- SHORT PROBLEM: Working from the top of the listing below, retype each line through the line containing "from matplotlib.ticker import FuncFormatter", both included, with no pictures.

-------

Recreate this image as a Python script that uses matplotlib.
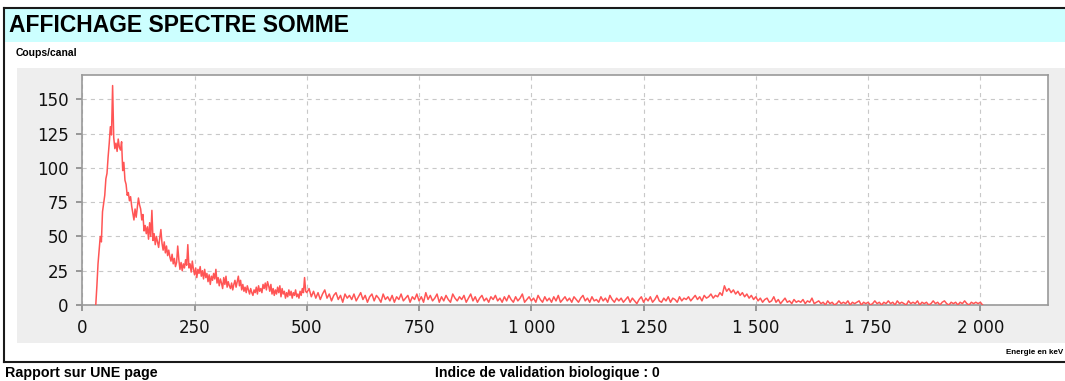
import numpy as np
import matplotlib
matplotlib.use("Agg")
import matplotlib.pyplot as plt
from matplotlib.patches import Rectangle
from matplotlib.lines import Line2D
from matplotlib.ticker import FuncFormatter

# summed spectrum, low-energy part: counts per 2.5 keV channel from 30 keV
coups_bas = [
    0, 14, 30, 40, 50, 46, 68, 74, 80, 92,
    96, 108, 118, 130, 124, 160, 122, 114, 118, 112,
    121, 115, 113, 119, 98, 104, 91, 88, 80, 82,
    76, 79, 72, 67, 62, 70, 64, 71, 78, 73,
    70, 62, 66, 54, 58, 52, 57, 48, 60, 50,
    69, 47, 52, 44, 50, 46, 42, 49, 55, 45,
    40, 46, 38, 43, 36, 40, 35, 32, 37, 30,
    34, 28, 31, 43, 33, 26, 31, 25, 30, 27,
    33, 29, 44, 27, 30, 24, 32, 26, 22, 27,
    20, 26, 23, 28, 21, 25, 19, 26, 20, 23,
    17, 22, 15, 21, 18, 23, 19, 26, 16, 20,
    14, 19, 16, 12, 20, 15, 21, 13, 17, 14,
    12, 16, 11, 15, 18, 13, 17, 21, 14, 18,
    11, 15, 10, 13, 9, 14, 11, 8, 12, 9,
    7, 11, 9, 13, 8, 14, 10, 12, 9, 15,
    12, 16, 11, 17, 14, 10, 15, 8, 12, 7,
    11, 8, 13, 9, 14, 6, 12, 8, 10, 5,
    9, 6, 11, 7, 10, 5, 9, 7, 11, 6,
    8, 5, 10, 7, 12, 9, 20, 10,
]
# high-energy part: counts per 5 keV channel from 500 keV
coups_haut = [
    9, 12, 6, 10, 5, 9, 4, 8, 11, 5,
    8, 3, 7, 9, 4, 7, 2, 8, 5, 7,
    4, 8, 3, 6, 9, 4, 7, 2, 6, 8,
    3, 7, 5, 2, 8, 4, 6, 3, 7, 2,
    6, 4, 8, 3, 5, 7, 2, 6, 4, 8,
    3, 6, 2, 9, 4, 7, 3, 5, 8, 2,
    6, 3, 7, 4, 2, 8, 5, 3, 6, 4,
    7, 2, 5, 8, 3, 6, 2, 5, 7, 3,
    5, 2, 6, 4, 7, 3, 5, 2, 6, 3,
    7, 4, 2, 6, 3, 5, 8, 2, 4, 6,
    3, 5, 2, 7, 4, 2, 6, 3, 5, 2,
    6, 3, 7, 2, 4, 6, 3, 5, 2, 6,
    4, 2, 5, 7, 3, 5, 2, 6, 3, 4,
    2, 6, 3, 5, 2, 7, 4, 2, 5, 3,
    5, 2, 4, 6, 2, 5, 3, 1, 4, 6,
    2, 5, 3, 6, 2, 4, 7, 3, 2, 5,
    3, 6, 2, 5, 4, 2, 6, 3, 5, 4,
    6, 3, 5, 7, 4, 6, 3, 7, 5, 6,
    8, 5, 7, 6, 9, 7, 14, 10, 12, 9,
    11, 8, 10, 7, 9, 6, 8, 5, 7, 4,
    6, 3, 5, 2, 4, 5, 2, 3, 6, 2,
    4, 1, 3, 5, 2, 3, 1, 4, 2, 3,
    2, 4, 1, 3, 2, 5, 1, 2, 3, 1,
    2, 0, 3, 1, 2, 0, 1, 3, 1, 2,
    1, 3, 0, 2, 1, 2, 3, 0, 2, 1,
    2, 0, 1, 3, 1, 2, 0, 2, 1, 3,
    1, 2, 0, 3, 1, 2, 1, 0, 3, 1,
    2, 1, 3, 0, 2, 1, 2, 0, 1, 3,
    1, 2, 0, 2, 3, 1, 0, 2, 1, 2,
    0, 2, 1, 3, 1, 0, 2, 1, 2, 1,
    2, 0,
]
energie_kev = np.concatenate([30 + 2.5 * np.arange(len(coups_bas)),
                              500 + 5.0 * np.arange(len(coups_haut))])
coups = coups_bas + coups_haut

x_ticks = [0, 250, 500, 750, 1000, 1250, 1500, 1750, 2000]
y_ticks = [0, 25, 50, 75, 100, 125, 150]

W, H = 1065, 381
plt.rcParams["lines.scale_dashes"] = False
fig = plt.figure(figsize=(W / 100, H / 100), dpi=100)
fig.patch.set_facecolor("white")


def fx(px):
    return px / W


def fy(py):
    return 1 - py / H


# page decorations: title band, grey chart panel, black frame
fig.add_artist(Rectangle((fx(5), fy(42)), fx(1065 - 5), 33 / H,
                         transform=fig.transFigure, color="#ccffff", lw=0, zorder=0))
fig.add_artist(Rectangle((fx(17), fy(343)), fx(1065 - 17), 275 / H,
                         transform=fig.transFigure, color="#eeeeee", lw=0, zorder=0))
for xs, ys in [([4, 1065], [8, 8]), ([4, 4], [8, 362]), ([4, 1065], [362, 362])]:
    fig.add_artist(Line2D([fx(v) for v in xs], [fy(v) for v in ys],
                          transform=fig.transFigure, color="#1a1a1a", lw=1.5))

fig.text(fx(9), fy(26), "AFFICHAGE SPECTRE SOMME", family="Liberation Sans",
         weight="bold", fontsize=16.5, va="center", ha="left")
fig.text(fx(16), fy(53), "Coups/canal", family="Liberation Sans",
         weight="bold", fontsize=7.5, va="center", ha="left")
fig.text(fx(1063), fy(352), "Energie en keV", family="Liberation Sans",
         weight="bold", fontsize=5.8, va="center", ha="right")
fig.text(fx(5), fy(373), "Rapport sur UNE page", family="Liberation Sans",
         weight="bold", fontsize=10.3, va="center", ha="left")
fig.text(fx(435), fy(373), "Indice de validation biologique : 0",
         family="Liberation Sans", weight="bold", fontsize=10.1, va="center", ha="left")

ax = fig.add_axes([fx(82.3), fy(305), fx(1047.7 - 82.3), 230 / H])
ax.set_facecolor("white")
ax.plot(energie_kev, coups, color="#ff5555", lw=1.1, zorder=3)

ax.set_xlim(0, 2150)
ax.set_ylim(0, 167.7)
ax.set_xticks(x_ticks)
ax.set_yticks(y_ticks)
ax.xaxis.set_major_formatter(FuncFormatter(lambda v, p: f"{int(v):,}".replace(",", " ")))
ax.grid(True, color="#c8c8c8", lw=0.8, linestyle=(0, (3, 3)))
ax.set_axisbelow(True)
for s in ax.spines.values():
    s.set_color("#999999")
    s.set_linewidth(1.2)
ax.tick_params(length=4, width=1.2, color="#888888", labelsize=12, pad=6,
               labelcolor="#111111")

fig.savefig("out.png", dpi=100)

-------

- OUTPUT BELOW:
Recreate this image as a Python script that uses matplotlib.
import numpy as np
import matplotlib
matplotlib.use("Agg")
import matplotlib.pyplot as plt
from matplotlib.patches import Rectangle
from matplotlib.lines import Line2D
from matplotlib.ticker import FuncFormatter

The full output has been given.